= DATASET EXTRACT =

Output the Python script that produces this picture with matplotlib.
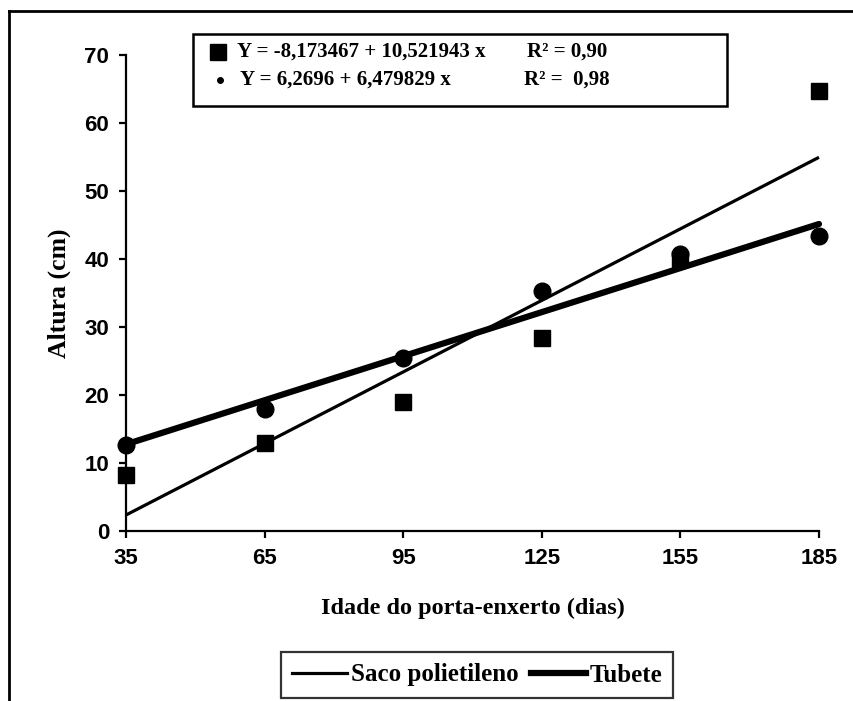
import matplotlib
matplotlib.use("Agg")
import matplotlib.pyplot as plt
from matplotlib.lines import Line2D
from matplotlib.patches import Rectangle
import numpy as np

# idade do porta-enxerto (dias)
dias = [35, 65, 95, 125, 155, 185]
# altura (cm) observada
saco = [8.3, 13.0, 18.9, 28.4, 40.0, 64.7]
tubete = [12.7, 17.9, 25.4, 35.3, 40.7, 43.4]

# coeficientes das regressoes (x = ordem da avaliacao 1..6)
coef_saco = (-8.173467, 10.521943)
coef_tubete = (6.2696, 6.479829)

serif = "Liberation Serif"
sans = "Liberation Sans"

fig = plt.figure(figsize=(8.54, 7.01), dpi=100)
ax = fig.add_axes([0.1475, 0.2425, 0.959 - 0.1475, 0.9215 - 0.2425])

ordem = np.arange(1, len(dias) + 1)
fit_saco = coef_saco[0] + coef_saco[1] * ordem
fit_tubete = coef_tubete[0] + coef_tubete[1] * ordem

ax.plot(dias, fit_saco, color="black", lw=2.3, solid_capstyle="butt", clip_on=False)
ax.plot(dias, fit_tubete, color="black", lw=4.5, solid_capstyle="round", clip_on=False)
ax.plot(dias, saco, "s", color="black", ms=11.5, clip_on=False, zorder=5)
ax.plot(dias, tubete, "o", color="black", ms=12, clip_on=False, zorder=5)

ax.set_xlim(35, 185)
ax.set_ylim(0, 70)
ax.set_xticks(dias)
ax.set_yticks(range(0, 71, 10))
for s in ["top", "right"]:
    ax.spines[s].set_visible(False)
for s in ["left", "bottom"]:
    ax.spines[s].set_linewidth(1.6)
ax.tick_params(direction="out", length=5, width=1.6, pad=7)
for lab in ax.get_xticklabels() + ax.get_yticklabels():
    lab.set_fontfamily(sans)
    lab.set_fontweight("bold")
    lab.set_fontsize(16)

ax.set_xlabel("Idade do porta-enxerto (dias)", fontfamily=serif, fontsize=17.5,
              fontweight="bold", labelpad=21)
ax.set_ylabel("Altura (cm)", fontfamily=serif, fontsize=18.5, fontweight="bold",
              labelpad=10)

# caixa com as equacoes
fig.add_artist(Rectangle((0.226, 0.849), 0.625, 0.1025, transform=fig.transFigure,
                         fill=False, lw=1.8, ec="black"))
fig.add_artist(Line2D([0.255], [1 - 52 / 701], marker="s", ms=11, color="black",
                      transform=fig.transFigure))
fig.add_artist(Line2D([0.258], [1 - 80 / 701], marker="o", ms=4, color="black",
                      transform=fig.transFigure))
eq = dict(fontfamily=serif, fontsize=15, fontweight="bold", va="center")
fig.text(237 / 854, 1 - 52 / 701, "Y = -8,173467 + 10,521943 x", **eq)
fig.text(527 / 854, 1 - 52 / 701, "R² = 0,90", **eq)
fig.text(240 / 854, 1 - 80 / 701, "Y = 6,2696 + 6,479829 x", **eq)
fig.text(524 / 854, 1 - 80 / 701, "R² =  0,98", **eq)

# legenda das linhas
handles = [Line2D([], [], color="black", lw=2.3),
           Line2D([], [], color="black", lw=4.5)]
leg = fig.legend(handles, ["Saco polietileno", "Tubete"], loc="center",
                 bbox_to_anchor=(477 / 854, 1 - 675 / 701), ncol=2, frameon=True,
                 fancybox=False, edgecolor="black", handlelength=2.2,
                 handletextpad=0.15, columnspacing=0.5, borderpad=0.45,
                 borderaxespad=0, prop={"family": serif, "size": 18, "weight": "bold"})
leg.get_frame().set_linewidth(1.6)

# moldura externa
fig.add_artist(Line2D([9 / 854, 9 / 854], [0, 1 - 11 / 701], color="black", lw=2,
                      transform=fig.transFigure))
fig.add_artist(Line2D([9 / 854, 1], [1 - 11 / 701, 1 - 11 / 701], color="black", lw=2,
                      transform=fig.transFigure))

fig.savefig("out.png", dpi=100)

= PROBLEM DESCRIPTION =
Copy every line of the data exactly as written, excluding the pictures.

= ANSWER FOR THE TASK =
Output the Python script that produces this picture with matplotlib.
import matplotlib
matplotlib.use("Agg")
import matplotlib.pyplot as plt
from matplotlib.lines import Line2D
from matplotlib.patches import Rectangle
import numpy as np

# idade do porta-enxerto (dias)
dias = [35, 65, 95, 125, 155, 185]
# altura (cm) observada
saco = [8.3, 13.0, 18.9, 28.4, 40.0, 64.7]
tubete = [12.7, 17.9, 25.4, 35.3, 40.7, 43.4]

# coeficientes das regressoes (x = ordem da avaliacao 1..6)
coef_saco = (-8.173467, 10.521943)
coef_tubete = (6.2696, 6.479829)

serif = "Liberation Serif"
sans = "Liberation Sans"

fig = plt.figure(figsize=(8.54, 7.01), dpi=100)
ax = fig.add_axes([0.1475, 0.2425, 0.959 - 0.1475, 0.9215 - 0.2425])

ordem = np.arange(1, len(dias) + 1)
fit_saco = coef_saco[0] + coef_saco[1] * ordem
fit_tubete = coef_tubete[0] + coef_tubete[1] * ordem

ax.plot(dias, fit_saco, color="black", lw=2.3, solid_capstyle="butt", clip_on=False)
ax.plot(dias, fit_tubete, color="black", lw=4.5, solid_capstyle="round", clip_on=False)
ax.plot(dias, saco, "s", color="black", ms=11.5, clip_on=False, zorder=5)
ax.plot(dias, tubete, "o", color="black", ms=12, clip_on=False, zorder=5)

ax.set_xlim(35, 185)
ax.set_ylim(0, 70)
ax.set_xticks(dias)
ax.set_yticks(range(0, 71, 10))
for s in ["top", "right"]:
    ax.spines[s].set_visible(False)
for s in ["left", "bottom"]:
    ax.spines[s].set_linewidth(1.6)
ax.tick_params(direction="out", length=5, width=1.6, pad=7)
for lab in ax.get_xticklabels() + ax.get_yticklabels():
    lab.set_fontfamily(sans)
    lab.set_fontweight("bold")
    lab.set_fontsize(16)

ax.set_xlabel("Idade do porta-enxerto (dias)", fontfamily=serif, fontsize=17.5,
              fontweight="bold", labelpad=21)
ax.set_ylabel("Altura (cm)", fontfamily=serif, fontsize=18.5, fontweight="bold",
              labelpad=10)

# caixa com as equacoes
fig.add_artist(Rectangle((0.226, 0.849), 0.625, 0.1025, transform=fig.transFigure,
                         fill=False, lw=1.8, ec="black"))
fig.add_artist(Line2D([0.255], [1 - 52 / 701], marker="s", ms=11, color="black",
                      transform=fig.transFigure))
fig.add_artist(Line2D([0.258], [1 - 80 / 701], marker="o", ms=4, color="black",
                      transform=fig.transFigure))
eq = dict(fontfamily=serif, fontsize=15, fontweight="bold", va="center")
fig.text(237 / 854, 1 - 52 / 701, "Y = -8,173467 + 10,521943 x", **eq)
fig.text(527 / 854, 1 - 52 / 701, "R² = 0,90", **eq)
fig.text(240 / 854, 1 - 80 / 701, "Y = 6,2696 + 6,479829 x", **eq)
fig.text(524 / 854, 1 - 80 / 701, "R² =  0,98", **eq)

# legenda das linhas
handles = [Line2D([], [], color="black", lw=2.3),
           Line2D([], [], color="black", lw=4.5)]
leg = fig.legend(handles, ["Saco polietileno", "Tubete"], loc="center",
                 bbox_to_anchor=(477 / 854, 1 - 675 / 701), ncol=2, frameon=True,
                 fancybox=False, edgecolor="black", handlelength=2.2,
                 handletextpad=0.15, columnspacing=0.5, borderpad=0.45,
                 borderaxespad=0, prop={"family": serif, "size": 18, "weight": "bold"})
leg.get_frame().set_linewidth(1.6)

# moldura externa
fig.add_artist(Line2D([9 / 854, 9 / 854], [0, 1 - 11 / 701], color="black", lw=2,
                      transform=fig.transFigure))
fig.add_artist(Line2D([9 / 854, 1], [1 - 11 / 701, 1 - 11 / 701], color="black", lw=2,
                      transform=fig.transFigure))

fig.savefig("out.png", dpi=100)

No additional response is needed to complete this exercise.